In the 1920’s Max Planck suggested that light consists of tiny, indivisible packets of energy. These particles, called photons, became known as the “quanta” of light. Albert Einstein showed that this quantum hypothesis explained the way light strips electrons out of metals (the photoelectric effect). It was for this, not the theory of relativity, that he won his Nobel prize. Quantum mechanics is one of the most reliable theories in science. Yet, witnessing an event is perhaps what locks it in to (a) reality. Objects can be in many places at once. Particles behave like waves of particles and yet like individual particles; energy is grainy. If we accept these paradoxes, quantum theory works. Sure, it sounds like hogwash to put it your way. Your prize theories about how life came to be and on evolution must hold up to the superior science — good luck.
I think quantum mechanics is merely the best model we can conceive at the moment, and like atomic physics it will someday be replaced by a better one. It is “correct” in the sense that it works and is useful but I doubt it’s the whole truth.
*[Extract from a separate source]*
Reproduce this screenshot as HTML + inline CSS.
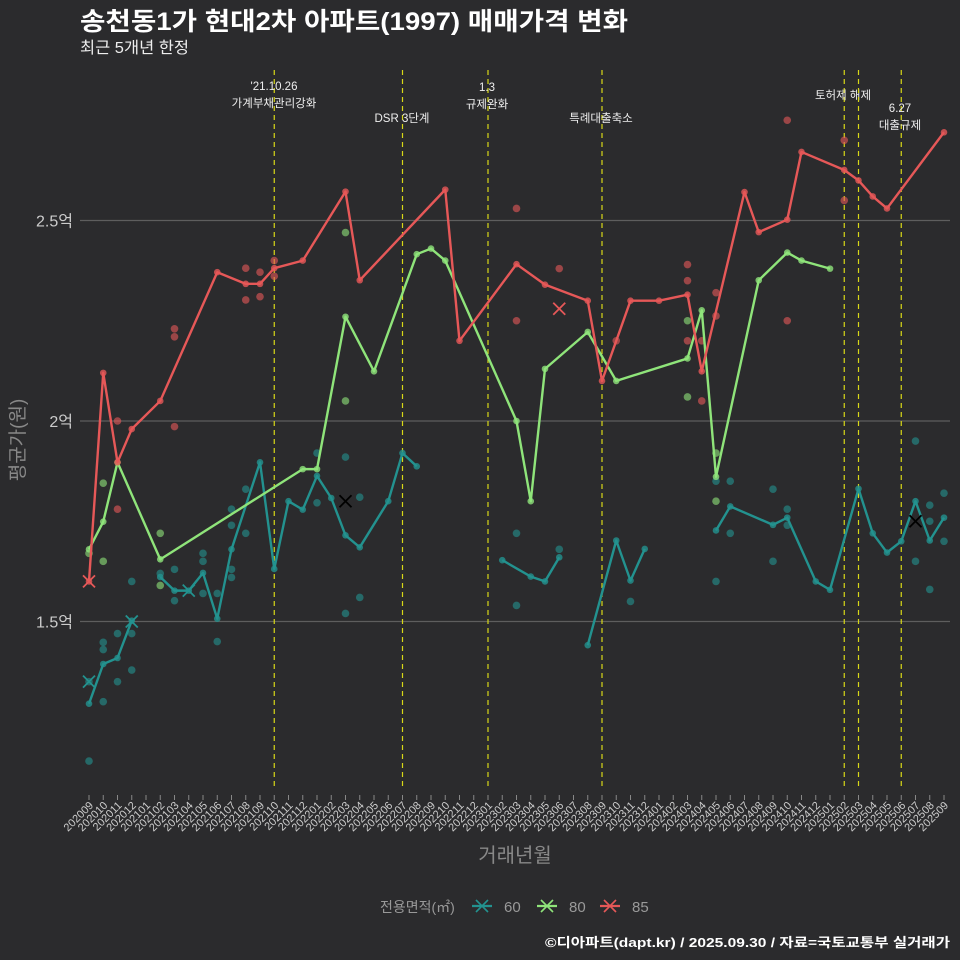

Yes, the complete truth of how the universe works is unknown and perhaps knowing this is impossible. However, use of new technology is under way and we shall see what becomes of it.
I’m hopeful : )
ALSO: Einstein attacked the idea that a pair of quantum particles instantly determine the state of the one another no matter how far apart they may be from one another. It’s not just that you don’t know until you measure, it is that the state of the particles is undecided until then. The effect of the measurement is instantaneous–faster than light, across any cosmic distance to the other particle. Einstein argued its absurd. It isn’t. Experiments established beyond any doubt that instantaneous action at a distance (entanglement) is real… its how quantum mechanics works — also any possibility is possible.
RE: Quantum entanglement http://en.wikipedia.org/wiki/Quantum_entanglement
I can’t wrap my head around it, but it’s interesting.